The capacitive level switch's cross-media capability is underpinned by several technical advantages that make it a versatile choice for engineers working across diverse process conditions:

  • No moving parts — detection relies entirely on electrical measurement, eliminating mechanical wear regardless of media type
  • Adjustable sensitivity — the detection threshold is configurable to match the dielectric properties of the specific process material
  • Insulated and bare probe options — insulated probes for conductive media, bare metal for non-conductive applications
  • Wide temperature and pressure range — suitable for high-pressure reactors, cryogenic vessels, and high-temperature process equipment
  • Compact probe designs — available in short insertion lengths for small vessels and extended lengths for deep tanks and silos
  • No calibration required for high-dielectric liquids — water and aqueous solutions produce such large capacitance shifts that factory default settings are typically sufficient

 

Limitations That Engineers Must Account For

Despite its versatility, the capacitive level switch has boundaries that must be respected during application engineering:

Low dielectric constant materials — liquefied gases such as LNG and liquid nitrogen have dielectric constants very close to 1.0. The capacitance shift upon contact is minimal, and standard capacitive switches may not provide reliable detection without specialized high-sensitivity designs.

Foam detection — foam layers present an intermediate dielectric condition between air and liquid. Depending on foam density and composition, a capacitive switch may or may not trigger at the foam surface rather than the true liquid level below. In foam-prone applications, probe placement and sensitivity settings require careful engineering.

Heavy coating in viscous media — highly viscous liquids such as molasses, bitumen, or adhesives can coat the probe so heavily that the instrument remains in the triggered state even after the level recedes.
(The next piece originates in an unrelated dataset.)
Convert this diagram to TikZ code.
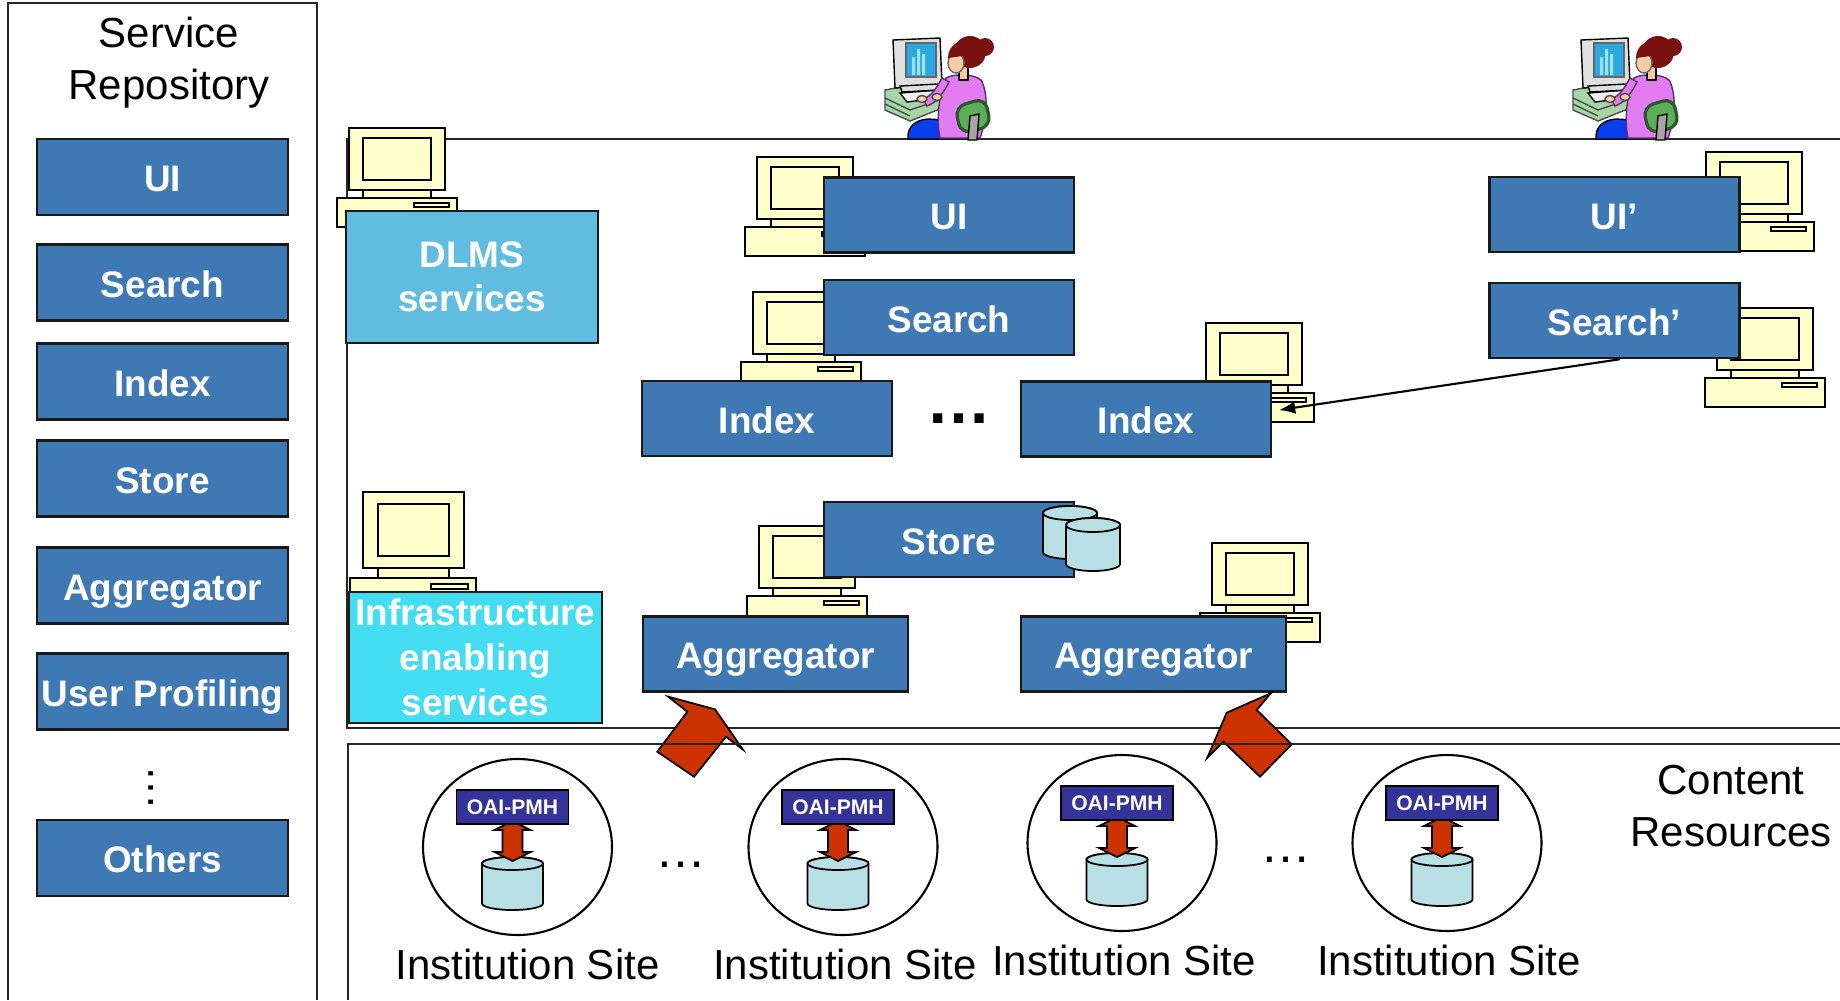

Build-up compensation and regular maintenance intervals must be factored into the application design.

Grounding requirements — capacitive switches in non-conductive vessels with non-conductive media require a reference ground path. Failure to provide proper grounding results in unreliable detection. Probe designs with integrated reference electrodes address this requirement for challenging installations.

 

Selection Guidance for Cross-Media Applications

When specifying a capacitive level switch for an application involving multiple media types or uncertain material properties, the following parameters are essential:

The dielectric constant of the process material or its expected range must be established before instrument selection. Most manufacturers provide minimum detectable dielectric constant specifications for their instruments. For materials with dielectric constants below 2.0, specialist advice should be sought.

Probe material selection must account for chemical compatibility across all media the instrument may contact including cleaning agents in CIP applications. Stainless steel, Hastelloy, titanium, and PTFE-coated probes cover the majority of industrial applications.

For applications switching between liquid and solid service such as a vessel used alternately for liquid batch processing and powder storage the sensitivity setting must be verified against both media types to ensure reliable detection in each condition.

PCD Flowmeter offers a range of capacitive level switches engineered for reliable detection across liquids, solids, and slurries, with application-specific configuration support for demanding industrial environments.

 

Conclusion

The answer to the question is unambiguously yes a capacitive level switch can detect both liquids and solids, and it does so through the same fundamental principle in both cases: the change in capacitance caused by the difference in dielectric constant between air and the process material.

What makes this technology genuinely versatile is not merely that it works across media types, but that it does so without moving parts, without calibration complexity in high-dielectric applications, and with a sensitivity range that can be tuned to match materials as different as water and dry cement powder.

For instrumentation engineers seeking a reliable, low-maintenance point level solution across diverse process media, the capacitive level switch represents one of the most technically sound and practically proven choices available in modern industrial instrumentation.